The connection I am making -- and feel free to disagree, one and all -- is this:

Since the early 20th century, the tributaries that led back upstream to the authentic Sources of ontological substantiation have been diminishing, diminishing, diminishing until we see, today, a cataclysmic imploding in the decadent West. Evidence of this, its symptomology in faith and morals is as near as the morning newspaper. It is beginning to be noted with alarm by social scientists who study demographics, although with little or no clear understanding of the sources of the disease.

One whose work is admired by Gil Bailie is Mark Steyn, author of America Alone (2006). But for those who don't have a taste for lightning quick repartee and parrying can look at www.speroforum.com/site/article.asp?id=6930 for a different perspective; namely, the Vatican's.

The vain attempts to rewrite Natural Law and erase the influence of the single source of hope and vitality for the West, indeed the only Hand that is outstretched to catch and save is spurned. Scorn and abuse come from the drowning West, like a man who resents Someone standing on the edge of a raging river, trying to help the one caught in the rock-strewn torrent below.

"Huh! You think you're SO high and special, trying to help ME!" shouts the drowning, dying man.

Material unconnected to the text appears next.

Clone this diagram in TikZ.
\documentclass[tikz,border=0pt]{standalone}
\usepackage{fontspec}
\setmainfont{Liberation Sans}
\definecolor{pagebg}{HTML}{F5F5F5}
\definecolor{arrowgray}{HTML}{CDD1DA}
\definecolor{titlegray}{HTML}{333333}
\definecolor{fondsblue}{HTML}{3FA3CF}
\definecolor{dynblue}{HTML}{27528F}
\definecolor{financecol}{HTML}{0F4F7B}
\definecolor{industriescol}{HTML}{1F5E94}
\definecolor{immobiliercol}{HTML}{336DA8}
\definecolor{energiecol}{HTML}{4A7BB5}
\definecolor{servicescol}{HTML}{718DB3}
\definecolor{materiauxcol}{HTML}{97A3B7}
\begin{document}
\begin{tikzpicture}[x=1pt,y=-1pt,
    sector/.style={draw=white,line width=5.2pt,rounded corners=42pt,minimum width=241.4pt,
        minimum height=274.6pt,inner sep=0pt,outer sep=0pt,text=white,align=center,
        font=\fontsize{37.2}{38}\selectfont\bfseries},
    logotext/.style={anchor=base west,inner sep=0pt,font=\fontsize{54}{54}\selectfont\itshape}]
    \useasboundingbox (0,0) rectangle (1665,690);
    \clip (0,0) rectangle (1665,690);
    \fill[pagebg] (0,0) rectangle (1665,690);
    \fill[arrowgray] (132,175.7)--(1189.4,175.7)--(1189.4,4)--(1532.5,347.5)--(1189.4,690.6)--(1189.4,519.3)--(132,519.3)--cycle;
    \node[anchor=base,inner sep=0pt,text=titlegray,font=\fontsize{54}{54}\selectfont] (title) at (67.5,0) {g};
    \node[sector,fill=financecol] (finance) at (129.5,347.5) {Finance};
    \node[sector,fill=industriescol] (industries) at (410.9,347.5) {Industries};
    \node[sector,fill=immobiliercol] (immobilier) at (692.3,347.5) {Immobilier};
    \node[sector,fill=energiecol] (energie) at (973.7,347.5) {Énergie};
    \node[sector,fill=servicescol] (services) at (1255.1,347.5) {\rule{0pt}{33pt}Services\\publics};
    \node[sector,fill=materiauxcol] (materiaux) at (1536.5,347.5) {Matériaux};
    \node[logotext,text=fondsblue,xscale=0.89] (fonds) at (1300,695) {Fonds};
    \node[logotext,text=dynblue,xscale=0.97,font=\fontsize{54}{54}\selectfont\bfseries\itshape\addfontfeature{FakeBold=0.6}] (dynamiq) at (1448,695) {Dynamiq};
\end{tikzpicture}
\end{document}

He is so filled with scandal that he would seemingly rather perish than take the sole means of rescue; namely, conversion.

David Nybakke said...

2 excerpts from Bailie in his talk, “Truth of the Cross”;

1) I remember reading, back in the 80’s when they were building nuclear weapons as fast as they could, there was this woman arrested for pouring blood on a nuclear warhead. She was interviewed while the nuclear build up was going just as fast as it could, the interviewer said, “Don’t you despair? Here you are serving 18 months for that, meanwhile these warheads are coming off the assembly line as fast as they can?” “Oh no,” she said, “the victory over evil was accomplished at the Cross my task is to live in the light of the victory.” Is not that something?

2) One of the things I said in the Violence Unveiled book is that the Gospel does two things, it destroys the old system of sacred violence and it teaches us how to live without it. To live without it we have to have another kind of community, one that keeps us keenly aware of our fallenness, our sinfulness, and our neediness and inspires us to help one another. So as the Gospel is destroying this old system the world becomes more and more paralysis. Our task as members of Christ’s church is to keep up with the Gospel. To Christianize ourselves and our world at the same pace at which the Gospel is destroying the old sacred system that used to keep peace, which used to create social and cultural harmony. But Jesus says if you think I came to bring peace, guess again. I am taking away; I am sticking a stick in the spokes of the machine that used to give you peace. So now, it is up to you. Now you have to go out and spread the Gospel, you have to Christianize the world to the ends of the world. You have to do it in pace with the Gospel’s destruction of that old sacred system.

The Gospel is working, gradually deconstructing the myths that justify the victimage delusion and we are called, through and by the Church, in faith, hope and love to spread the Gospel to all ends of the earth.

As a member of AA, my bias in fulfilling this is through attraction - not promotion. We are to be the change and have the faith, as that woman protester did, who said, "the victory over evil was accomplished at the Cross my task is to live in the light of the victory."

Isn't this part of the reason why we 3 Massketeers were brought together?

Athos said...

Aye, laddie, aye (admitting his Scottish lineage).

Must needs thou find and abjure to watch the 3 & 4 Musketeers en toto.

Aramis says therein: "Must life be so difficult. Why not go and die where we're told?"

Cheers and what ho, Massketeers!

Porthos said...

I've only listened to the series once, and it will be a while before I can listen to the whole thing again. Aramis' opening post was useful for me.

But I have no profound thoughts to share (a rather common shortcoming in my case, which I try to compensate for with Mahler and Dejohnette links).